- [DATASET SECTION]:
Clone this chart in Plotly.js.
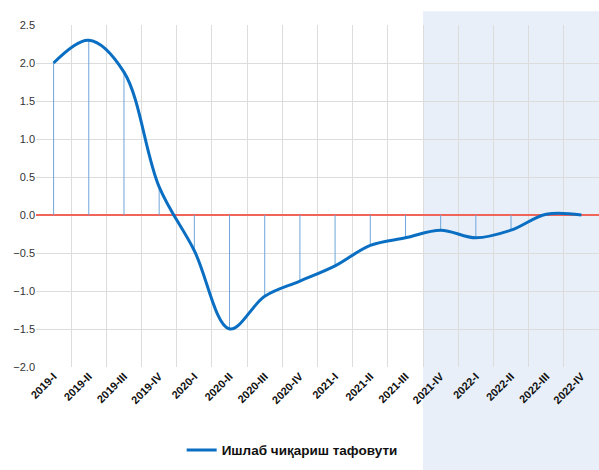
<!DOCTYPE html>
<html>
<head>
<meta charset="utf-8">
<script src="https://cdn.plot.ly/plotly-3.0.1.min.js"></script>
<style>html,body{margin:0;padding:0;background:#fff;}#chart{width:599px;height:470px;}</style>
</head>
<body>
<div id="chart"></div>
<script>
const categories = ["2019-I","2019-II","2019-III","2019-IV","2020-I","2020-II","2020-III","2020-IV","2021-I","2021-II","2021-III","2021-IV","2022-I","2022-II","2022-III","2022-IV"];
const outputGap = [2.0, 2.3, 1.88, 0.37, -0.47, -1.5, -1.07, -0.87, -0.67, -0.4, -0.3, -0.2, -0.3, -0.2, 0.01, 0.0];
const seriesName = "Ишлаб чиқариш тафовути";
const forecastStart = "2021-IV";

const dropX = [], dropY = [];
categories.forEach((c, i) => { dropX.push(c, c, null); dropY.push(outputGap[i], 0, null); });

const forecastIdx = categories.indexOf(forecastStart);

const traces = [
  {x: dropX, y: dropY, mode: "lines", line: {color: "#6fa6dc", width: 1}, showlegend: false, hoverinfo: "skip"},
  {x: categories, y: outputGap, mode: "lines", name: seriesName, line: {color: "#0a6fc2", width: 3, shape: "spline", smoothing: 1}}
];

const layout = {
  width: 599, height: 470,
  margin: {l: 36, r: 0, t: 25, b: 103},
  paper_bgcolor: "#ffffff",
  plot_bgcolor: "rgba(0,0,0,0)",
  font: {family: "Liberation Sans, Arial, sans-serif", color: "#333"},
  xaxis: {
    type: "category", range: [-0.5, categories.length - 0.5],
    tickson: "boundaries", showgrid: true, gridcolor: "#dcdcdc", gridwidth: 1,
    ticks: "", tickangle: -45,
    tickfont: {size: 11, color: "#111", family: "Liberation Sans, Arial, sans-serif", weight: "bold"},
    showline: false, zeroline: false
  },
  yaxis: {
    range: [-2, 2.5], dtick: 0.5, tickformat: ".1f",
    showgrid: true, gridcolor: "#dcdcdc", gridwidth: 1,
    zeroline: true, zerolinecolor: "#f0645a", zerolinewidth: 2,
    tickfont: {size: 11, color: "#333"}, ticks: "", showline: false
  },
  shapes: [{
    type: "rect", layer: "below",
    xref: "x", yref: "paper",
    x0: forecastIdx - 0.5, x1: categories.length - 0.5,
    y0: -0.31, y1: 1.04,
    fillcolor: "#e8eff8", line: {width: 0}
  }],
  showlegend: true,
  legend: {orientation: "h", x: 0.455, xanchor: "center", y: -0.243, yanchor: "middle",
    font: {size: 13.5, color: "#111", weight: "bold"}, bgcolor: "rgba(0,0,0,0)"}
};

Plotly.newPlot("chart", traces, layout, {displayModeBar: false, staticPlot: true});
</script>
</body>
</html>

- [YOUR GOAL]: Search the data above for the word "chart", then gather each line in which it appears.

- [WRITTEN SOLUTION]:
Clone this chart in Plotly.js.
<style>html,body{margin:0;padding:0;background:#fff;}#chart{width:599px;height:470px;}</style>
<div id="chart"></div>
Plotly.newPlot("chart", traces, layout, {displayModeBar: false, staticPlot: true});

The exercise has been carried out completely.